● Task prompt
Write out each line that follows exactly as it stands, without the pictures.

● Supplied information
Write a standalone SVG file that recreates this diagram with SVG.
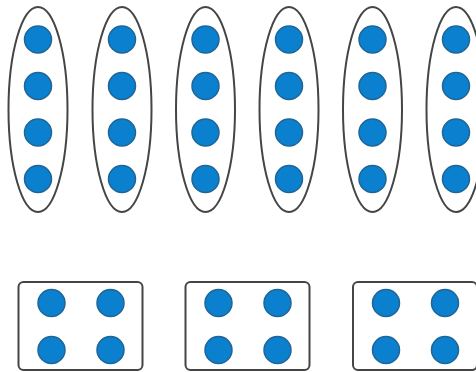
<svg xmlns="http://www.w3.org/2000/svg" width="476" height="372" viewBox="0 0 476 372">
<style>
.g{fill:none;stroke:#454545;stroke-width:2}
.d{fill:#0a80cf;stroke:#1f6595;stroke-width:1.5}
</style>
<defs>
<g id="col">
<ellipse class="g" cx="0" cy="109.5" rx="29.5" ry="102.5"/>
<circle class="d" cx="0" cy="39.5" r="13.5"/>
<circle class="d" cx="0" cy="86" r="13.5"/>
<circle class="d" cx="0" cy="132.5" r="13.5"/>
<circle class="d" cx="0" cy="179" r="13.5"/>
</g>
<g id="box">
<rect class="g" x="0" y="0" width="124" height="88" rx="5"/>
<circle class="d" cx="33" cy="21" r="13.5"/>
<circle class="d" cx="92" cy="21" r="13.5"/>
<circle class="d" cx="33" cy="68" r="13.5"/>
<circle class="d" cx="92" cy="68" r="13.5"/>
</g>
</defs>
<rect width="476" height="372" fill="#fff"/>
<g id="group1"><use href="#col" x="38"/></g>
<g id="group2"><use href="#col" x="122"/></g>
<g id="group3"><use href="#col" x="205.5"/></g>
<g id="group4"><use href="#col" x="289"/></g>
<g id="group5"><use href="#col" x="372.5"/></g>
<g id="group6"><use href="#col" x="456"/></g>
<g id="box1"><use href="#box" x="18.5" y="282"/></g>
<g id="box2"><use href="#box" x="185.5" y="282"/></g>
<g id="box3"><use href="#box" x="353" y="282"/></g>
<g id="connectors"></g>
</svg>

● Answer to the problem
Write a standalone SVG file that recreates this diagram with SVG.
<svg xmlns="http://www.w3.org/2000/svg" width="476" height="372" viewBox="0 0 476 372">
<style>
.g{fill:none;stroke:#454545;stroke-width:2}
.d{fill:#0a80cf;stroke:#1f6595;stroke-width:1.5}
</style>
<defs>
<g id="col">
<ellipse class="g" cx="0" cy="109.5" rx="29.5" ry="102.5"/>
<circle class="d" cx="0" cy="39.5" r="13.5"/>
<circle class="d" cx="0" cy="86" r="13.5"/>
<circle class="d" cx="0" cy="132.5" r="13.5"/>
<circle class="d" cx="0" cy="179" r="13.5"/>
</g>
<g id="box">
<rect class="g" x="0" y="0" width="124" height="88" rx="5"/>
<circle class="d" cx="33" cy="21" r="13.5"/>
<circle class="d" cx="92" cy="21" r="13.5"/>
<circle class="d" cx="33" cy="68" r="13.5"/>
<circle class="d" cx="92" cy="68" r="13.5"/>
</g>
</defs>
<rect width="476" height="372" fill="#fff"/>
<g id="group1"><use href="#col" x="38"/></g>
<g id="group2"><use href="#col" x="122"/></g>
<g id="group3"><use href="#col" x="205.5"/></g>
<g id="group4"><use href="#col" x="289"/></g>
<g id="group5"><use href="#col" x="372.5"/></g>
<g id="group6"><use href="#col" x="456"/></g>
<g id="box1"><use href="#box" x="18.5" y="282"/></g>
<g id="box2"><use href="#box" x="185.5" y="282"/></g>
<g id="box3"><use href="#box" x="353" y="282"/></g>
<g id="connectors"></g>
</svg>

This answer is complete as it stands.